■ Figure scripts:

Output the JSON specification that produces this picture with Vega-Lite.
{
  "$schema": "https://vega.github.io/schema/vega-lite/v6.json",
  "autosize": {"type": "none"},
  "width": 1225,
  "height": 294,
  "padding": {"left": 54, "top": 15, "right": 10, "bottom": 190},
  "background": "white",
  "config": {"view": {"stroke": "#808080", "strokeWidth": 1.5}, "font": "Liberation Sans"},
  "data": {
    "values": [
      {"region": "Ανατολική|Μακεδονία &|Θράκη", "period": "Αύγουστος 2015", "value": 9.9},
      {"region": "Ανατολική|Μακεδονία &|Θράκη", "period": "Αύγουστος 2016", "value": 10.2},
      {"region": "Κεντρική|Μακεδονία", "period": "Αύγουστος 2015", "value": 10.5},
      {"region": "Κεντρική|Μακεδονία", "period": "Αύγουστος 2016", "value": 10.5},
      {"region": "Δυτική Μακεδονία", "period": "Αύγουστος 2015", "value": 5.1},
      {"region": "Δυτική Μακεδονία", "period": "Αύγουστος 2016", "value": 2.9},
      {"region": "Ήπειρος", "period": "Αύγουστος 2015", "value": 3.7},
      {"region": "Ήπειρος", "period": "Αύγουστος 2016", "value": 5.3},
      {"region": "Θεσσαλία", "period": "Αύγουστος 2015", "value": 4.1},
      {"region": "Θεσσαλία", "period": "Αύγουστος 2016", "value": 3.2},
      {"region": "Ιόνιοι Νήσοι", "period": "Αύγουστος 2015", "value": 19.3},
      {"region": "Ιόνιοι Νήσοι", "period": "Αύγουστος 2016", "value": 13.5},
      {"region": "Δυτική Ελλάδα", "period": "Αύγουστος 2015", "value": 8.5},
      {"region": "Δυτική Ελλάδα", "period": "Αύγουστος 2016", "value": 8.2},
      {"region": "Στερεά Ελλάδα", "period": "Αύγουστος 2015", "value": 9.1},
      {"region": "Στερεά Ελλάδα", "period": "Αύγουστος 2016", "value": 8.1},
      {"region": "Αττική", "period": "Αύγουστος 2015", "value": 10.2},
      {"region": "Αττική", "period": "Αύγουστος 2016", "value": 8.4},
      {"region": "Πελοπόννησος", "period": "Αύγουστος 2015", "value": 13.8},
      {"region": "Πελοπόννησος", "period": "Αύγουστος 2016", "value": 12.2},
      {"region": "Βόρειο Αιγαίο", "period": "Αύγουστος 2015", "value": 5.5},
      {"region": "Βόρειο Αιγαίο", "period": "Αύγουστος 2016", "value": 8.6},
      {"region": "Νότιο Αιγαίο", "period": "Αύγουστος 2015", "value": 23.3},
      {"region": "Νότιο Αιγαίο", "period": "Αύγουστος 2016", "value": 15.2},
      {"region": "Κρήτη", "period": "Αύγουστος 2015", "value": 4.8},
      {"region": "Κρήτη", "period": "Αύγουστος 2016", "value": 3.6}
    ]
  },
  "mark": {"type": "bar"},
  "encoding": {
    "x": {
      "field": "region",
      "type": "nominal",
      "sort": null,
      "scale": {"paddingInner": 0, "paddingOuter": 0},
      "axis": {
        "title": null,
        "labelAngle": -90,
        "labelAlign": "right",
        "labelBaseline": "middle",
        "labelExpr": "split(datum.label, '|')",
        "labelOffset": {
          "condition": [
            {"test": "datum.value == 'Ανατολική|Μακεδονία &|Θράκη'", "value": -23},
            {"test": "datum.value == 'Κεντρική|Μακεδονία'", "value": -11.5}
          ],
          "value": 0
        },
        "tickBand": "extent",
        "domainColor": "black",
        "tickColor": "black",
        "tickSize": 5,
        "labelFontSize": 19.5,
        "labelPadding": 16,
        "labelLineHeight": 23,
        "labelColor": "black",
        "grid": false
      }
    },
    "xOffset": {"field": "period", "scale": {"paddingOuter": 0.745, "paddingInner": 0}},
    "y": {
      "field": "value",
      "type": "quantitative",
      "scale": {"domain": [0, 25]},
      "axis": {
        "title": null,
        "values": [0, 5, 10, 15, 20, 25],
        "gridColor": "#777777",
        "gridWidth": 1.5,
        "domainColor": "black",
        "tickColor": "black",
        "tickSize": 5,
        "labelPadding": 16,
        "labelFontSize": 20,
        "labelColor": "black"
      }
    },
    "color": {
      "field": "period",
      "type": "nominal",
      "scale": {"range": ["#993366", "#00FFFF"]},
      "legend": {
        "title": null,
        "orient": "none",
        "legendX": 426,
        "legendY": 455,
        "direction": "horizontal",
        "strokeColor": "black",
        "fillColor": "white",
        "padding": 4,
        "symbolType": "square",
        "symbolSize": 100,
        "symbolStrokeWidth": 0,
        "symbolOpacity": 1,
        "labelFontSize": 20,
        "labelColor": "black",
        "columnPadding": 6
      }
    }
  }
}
---
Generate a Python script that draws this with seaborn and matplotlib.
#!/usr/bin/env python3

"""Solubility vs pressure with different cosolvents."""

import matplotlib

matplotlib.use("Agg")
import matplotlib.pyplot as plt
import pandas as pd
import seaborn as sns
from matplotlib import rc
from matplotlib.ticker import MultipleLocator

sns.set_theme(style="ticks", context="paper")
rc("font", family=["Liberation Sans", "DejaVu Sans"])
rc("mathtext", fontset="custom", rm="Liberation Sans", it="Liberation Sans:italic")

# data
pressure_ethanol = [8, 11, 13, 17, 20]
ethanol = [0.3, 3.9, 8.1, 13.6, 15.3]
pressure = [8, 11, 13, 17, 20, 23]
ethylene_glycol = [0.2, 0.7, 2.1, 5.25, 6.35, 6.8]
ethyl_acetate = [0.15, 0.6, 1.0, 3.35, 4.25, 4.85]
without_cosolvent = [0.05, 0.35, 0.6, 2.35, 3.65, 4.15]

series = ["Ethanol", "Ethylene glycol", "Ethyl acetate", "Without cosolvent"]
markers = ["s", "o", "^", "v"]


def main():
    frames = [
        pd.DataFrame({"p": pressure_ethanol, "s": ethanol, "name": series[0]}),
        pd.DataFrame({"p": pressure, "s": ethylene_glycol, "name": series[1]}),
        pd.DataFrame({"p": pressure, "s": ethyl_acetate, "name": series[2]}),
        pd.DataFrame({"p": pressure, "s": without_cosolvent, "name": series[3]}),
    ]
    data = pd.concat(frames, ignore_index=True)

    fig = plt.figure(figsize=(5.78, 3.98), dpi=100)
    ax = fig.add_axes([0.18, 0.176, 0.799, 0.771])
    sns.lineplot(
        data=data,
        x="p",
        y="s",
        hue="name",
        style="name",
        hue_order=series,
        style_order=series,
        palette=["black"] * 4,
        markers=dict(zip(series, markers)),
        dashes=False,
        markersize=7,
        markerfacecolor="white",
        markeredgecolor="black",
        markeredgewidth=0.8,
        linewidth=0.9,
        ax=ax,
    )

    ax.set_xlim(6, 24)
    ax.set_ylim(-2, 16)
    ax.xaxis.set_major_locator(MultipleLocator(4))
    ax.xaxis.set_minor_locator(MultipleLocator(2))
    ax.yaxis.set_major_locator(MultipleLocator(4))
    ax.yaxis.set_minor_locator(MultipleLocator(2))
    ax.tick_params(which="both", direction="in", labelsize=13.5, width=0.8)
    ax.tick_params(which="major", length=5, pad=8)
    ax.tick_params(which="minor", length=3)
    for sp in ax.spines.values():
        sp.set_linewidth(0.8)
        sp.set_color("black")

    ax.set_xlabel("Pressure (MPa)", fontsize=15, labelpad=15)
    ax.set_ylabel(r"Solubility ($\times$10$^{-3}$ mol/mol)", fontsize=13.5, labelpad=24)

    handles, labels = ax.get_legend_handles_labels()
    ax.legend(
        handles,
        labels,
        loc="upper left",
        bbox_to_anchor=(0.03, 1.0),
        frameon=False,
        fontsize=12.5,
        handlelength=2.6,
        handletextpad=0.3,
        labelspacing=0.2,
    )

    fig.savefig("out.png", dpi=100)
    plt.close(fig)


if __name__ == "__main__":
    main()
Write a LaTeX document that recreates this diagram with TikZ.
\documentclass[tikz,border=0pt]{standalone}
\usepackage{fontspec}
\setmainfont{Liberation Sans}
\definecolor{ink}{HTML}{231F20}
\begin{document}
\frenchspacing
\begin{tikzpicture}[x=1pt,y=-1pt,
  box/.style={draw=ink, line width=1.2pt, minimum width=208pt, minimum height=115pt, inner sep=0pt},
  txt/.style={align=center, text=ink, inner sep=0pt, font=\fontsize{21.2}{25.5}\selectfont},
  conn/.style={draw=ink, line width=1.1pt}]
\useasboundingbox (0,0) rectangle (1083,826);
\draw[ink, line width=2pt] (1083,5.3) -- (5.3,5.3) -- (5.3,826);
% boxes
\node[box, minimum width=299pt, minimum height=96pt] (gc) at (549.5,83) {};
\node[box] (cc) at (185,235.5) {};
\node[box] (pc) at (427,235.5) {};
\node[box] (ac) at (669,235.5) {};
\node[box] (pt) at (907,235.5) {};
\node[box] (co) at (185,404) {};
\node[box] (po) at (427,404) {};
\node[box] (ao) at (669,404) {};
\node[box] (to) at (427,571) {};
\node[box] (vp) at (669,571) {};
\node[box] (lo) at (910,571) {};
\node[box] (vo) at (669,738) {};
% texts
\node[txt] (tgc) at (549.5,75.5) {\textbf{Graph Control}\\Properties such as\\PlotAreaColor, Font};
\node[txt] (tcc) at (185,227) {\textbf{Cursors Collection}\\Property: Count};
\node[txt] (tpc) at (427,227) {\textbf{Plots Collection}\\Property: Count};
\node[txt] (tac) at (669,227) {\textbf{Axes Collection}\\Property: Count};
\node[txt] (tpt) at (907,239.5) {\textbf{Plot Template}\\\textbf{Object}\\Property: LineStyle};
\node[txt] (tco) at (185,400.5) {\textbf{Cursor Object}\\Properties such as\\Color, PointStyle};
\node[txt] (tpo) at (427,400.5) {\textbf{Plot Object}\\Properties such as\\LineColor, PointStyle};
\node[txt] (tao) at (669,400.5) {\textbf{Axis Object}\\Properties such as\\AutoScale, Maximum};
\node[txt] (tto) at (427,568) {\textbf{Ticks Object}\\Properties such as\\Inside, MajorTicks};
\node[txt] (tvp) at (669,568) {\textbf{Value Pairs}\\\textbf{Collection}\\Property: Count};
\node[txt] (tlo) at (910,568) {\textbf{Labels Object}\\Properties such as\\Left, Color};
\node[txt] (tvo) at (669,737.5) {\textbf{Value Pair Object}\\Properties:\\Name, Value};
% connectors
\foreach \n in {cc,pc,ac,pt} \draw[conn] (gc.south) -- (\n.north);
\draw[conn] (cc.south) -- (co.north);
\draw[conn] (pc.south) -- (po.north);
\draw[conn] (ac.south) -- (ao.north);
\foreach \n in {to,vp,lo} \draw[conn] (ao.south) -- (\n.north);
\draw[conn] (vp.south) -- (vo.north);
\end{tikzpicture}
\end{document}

■ Problem to work on: From the data above, pick out each line containing "that" and copy it.

■ Solution to this exercise:
Output the JSON specification that produces this picture with Vega-Lite.
Generate a Python script that draws this with seaborn and matplotlib.
Write a LaTeX document that recreates this diagram with TikZ.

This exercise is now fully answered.